Real-time push connections in a stateless environment
With very few exceptions most all of our publisher’s sites involve a page navigation to move between content on their site. This means that from the time a user clicks a link to the time everything finishes loading the user is effectively not connected for a period of time. Given that fact we were immediately challenged with the need to not make it look like your users were going offline and online every few minutes every time they navigate to another page. That use case was immediately followed by the need to buffer messages in an offline delivery queue so if a message is sent while the other users is navigating that it is delivered immediately upon re-connecting. These challenges are the more obvious to the user but there were a series of performance and scalability items that tied to these behaviors and the nature of a web user’s experience with a real time connection that is constantly being destroyed and re-created as page navigation occurs.

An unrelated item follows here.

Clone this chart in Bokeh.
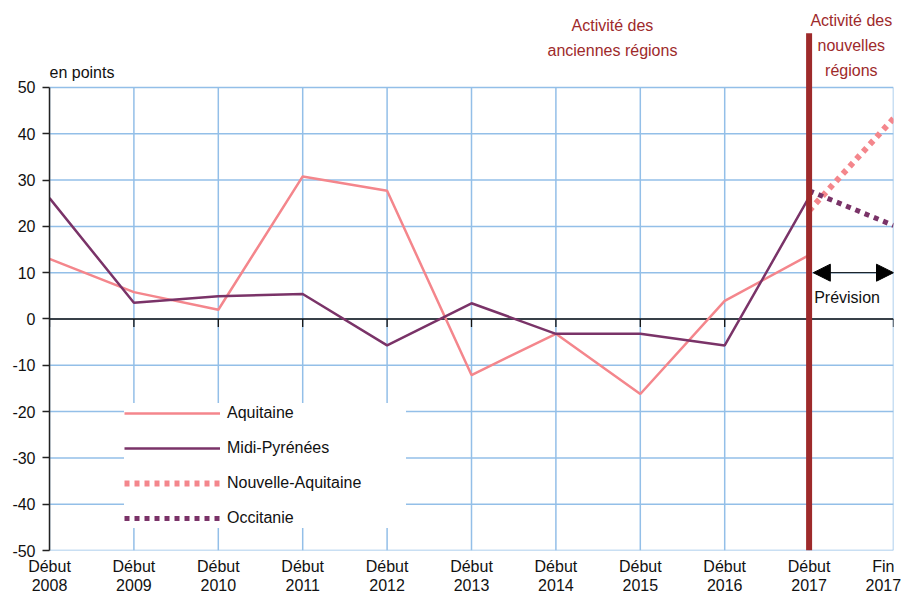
from bokeh.plotting import figure
from bokeh.models import (Range1d, LinearAxis, FixedTicker, Legend, LegendItem,
                          Arrow, NormalHead, ColumnDataSource)
from bokeh.core.properties import value
from bokeh.embed import file_html
from bokeh.resources import INLINE

# ---------------- data ----------------
x_idx = [0, 1, 2, 3, 4, 5, 6, 7, 8, 9, 10]
tick_top = ["Début"] * 10 + ["Fin"]
tick_year = ["2008", "2009", "2010", "2011", "2012", "2013", "2014", "2015", "2016", "2017", "2017"]
y_ticks = [-50, -40, -30, -20, -10, 0, 10, 20, 30, 40, 50]
y_tick_labels = ["-50", "-40", "-30", "-20", "-10", "0", "10", "20", "30", "40", "50"]

hist_x = [0, 1, 2, 3, 4, 5, 6, 7, 8, 9]
aquitaine = [13.0, 5.8, 2.0, 30.8, 27.7, -12.1, -3.2, -16.2, 3.9, 13.8]
midi_pyrenees = [26.1, 3.5, 4.9, 5.4, -5.7, 3.4, -3.2, -3.2, -5.7, 26.3]

prev_x = [9, 10]
nouvelle_aquitaine = [23.4, 43.3]
occitanie = [27.7, 20.2]

break_x = 9          # start of the new regions
forecast_y = 10      # level of the "Prévision" arrow

FONT = "Liberation Sans"
PINK = "#F4868C"
PURPLE = "#7A3368"
DARKRED = "#9E2A2B"
GRID = "#93BFE8"

p = figure(width=901, height=594,
           x_range=Range1d(0, 10), y_range=Range1d(-50, 68.79),
           x_axis_location=None, y_axis_location="left",
           min_border_left=49, min_border_right=8, min_border_top=0, min_border_bottom=44,
           outline_line_color=None, toolbar_location=None, output_backend="svg")
p.xgrid.visible = False
p.ygrid.visible = False

# y axis
yax = p.yaxis[0]
yax.ticker = FixedTicker(ticks=y_ticks)
yax.major_label_overrides = {v: t for v, t in zip(y_ticks, y_tick_labels)}
yax.bounds = (-50, 50)
yax.minor_tick_line_color = None
yax.major_tick_out = 7
yax.major_tick_in = 0
yax.axis_line_color = "#222222"
yax.axis_line_width = 1.5
yax.major_tick_line_color = "#222222"
yax.major_tick_line_width = 1.5
yax.major_label_standoff = 7
yax.major_label_text_font = FONT
yax.major_label_text_font_size = "16px"
yax.major_label_text_color = "#111111"

# x axes (two rows of labels); the last label is nudged left to stay on the page
label_pos = x_idx[:-1] + [x_idx[-1] - 0.12]
for labels, standoff in ((tick_top, 7), (tick_year, 1)):
    ax = LinearAxis(ticker=FixedTicker(ticks=label_pos),
                    major_label_overrides={i: t for i, t in zip(label_pos, labels)},
                    axis_line_color=None, major_tick_line_color=None,
                    minor_tick_line_color=None, major_tick_out=0, major_tick_in=0,
                    major_label_standoff=standoff,
                    major_label_text_font=FONT, major_label_text_font_size="16px",
                    major_label_text_color="#111111")
    p.add_layout(ax, "below")

# grid lines (limited to -50..50)
p.segment(x0=x_idx, x1=x_idx, y0=[-50] * len(x_idx), y1=[50] * len(x_idx),
          line_color=GRID, line_width=1.5)
p.segment(x0=[0] * len(y_ticks), x1=[10] * len(y_ticks), y0=y_ticks, y1=y_ticks,
          line_color=GRID, line_width=1.5)

# zero line with ticks
p.segment(x0=[0], x1=[10], y0=[0], y1=[0], line_color="#111111", line_width=1.3)
p.segment(x0=x_idx, x1=x_idx, y0=[0] * len(x_idx), y1=[-1.73] * len(x_idx),
          line_color="#111111", line_width=1.3)

# series
r_aq = p.line(hist_x, aquitaine, line_color=PINK, line_width=2.5)
r_mp = p.line(hist_x, midi_pyrenees, line_color=PURPLE, line_width=2.5)
r_na = p.line(prev_x, nouvelle_aquitaine, line_color=PINK, line_width=6,
              line_dash="5 5", line_cap="butt")
r_oc = p.line(prev_x, occitanie, line_color=PURPLE, line_width=5,
              line_dash="5 5", line_cap="butt")

# break line
p.segment(x0=[break_x], x1=[break_x], y0=[-50], y1=[61.7], line_color=DARKRED, line_width=6)

# forecast arrow
p.add_layout(Arrow(x_start=break_x + 0.05, y_start=forecast_y, x_end=10, y_end=forecast_y,
                   line_color="black", line_width=1,
                   start=NormalHead(size=17, fill_color="black", line_color="black"),
                   end=NormalHead(size=17, fill_color="black", line_color="black")))

# texts
txt = ColumnDataSource(dict(
    x=[6.67, 6.67, 9.5, 9.5, 9.5],
    y=[63.4, 58.0, 64.5, 59.1, 53.7],
    t=["Activité des", "anciennes régions", "Activité des", "nouvelles", "régions"],
))
p.text(x="x", y="y", text="t", source=txt, text_font=value(FONT), text_font_size="16px",
       text_color=DARKRED, text_align="center", text_baseline="middle")
p.text(x=[0], y=[53.2], text=["en points"], text_font=value(FONT), text_font_size="16px",
       text_color="#111111", text_align="left", text_baseline="middle")
p.text(x=[break_x + 0.06], y=[4.6], text=["Prévision"], text_font=value(FONT),
       text_font_size="16px", text_color="#111111", text_align="left", text_baseline="middle")

legend = Legend(items=[
    LegendItem(label="Aquitaine", renderers=[r_aq]),
    LegendItem(label="Midi-Pyrénées", renderers=[r_mp]),
    LegendItem(label="Nouvelle-Aquitaine", renderers=[r_na]),
    LegendItem(label="Occitanie", renderers=[r_oc]),
], location=(75, 22), padding=16, spacing=15, glyph_width=96, glyph_height=20,
    label_standoff=7, label_width=179, label_text_font=FONT, label_text_font_size="16px",
    label_text_color="#111111", background_fill_color="white", background_fill_alpha=1.0,
    border_line_color=None, margin=0)
p.add_layout(legend, "center")

open("out.html", "w").write(file_html(p, INLINE))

Expected usage is far different in reality
When tabs were added to browsers it meant there was a great new way for end users to multi-task on the web efficiently. This went largely unnoticed for most web developers when it was first added to browsers year ago. That said when you start opening real-time connections on the browser to a server you run the risk of a single user opening multiple connections to your server. But really how often is that going to happen right? We were amazed when we started looking at the data and saw that some people have many as 20 tabs open with active connections to our servers. Yup, that’s one user with 20 connections, one in each tab. This proves costly not only in terms of performance on our servers but also to your bottom line cost. Since chat services like Userplane operate on per-seat licensing (how many people are connected at once) that one user has all the sudden turned into 20 connections potentially affecting your bottom line or chat availability if your using a service that caps connections like many of our competitors do. How to solve? A large effort to the tune of synchronizing user data and application data between tabs combined with a clever trick where we can pause the UI state and connection in tabs that are not currently focused. This means a user can switch between tabs with a fluid seamless experience without thinking twice about their conversation being left behind.
The devil is in the details
We often hear complaints about the nature of our cost structure or the inability to take our software and install it themselves for a flat rate. This is the nature of a software as a service but truly believe the value driven in having a team dedicated to these types of details is a huge plus for any company interested in real-time communication as it’s a totally different process both technically and experience wise.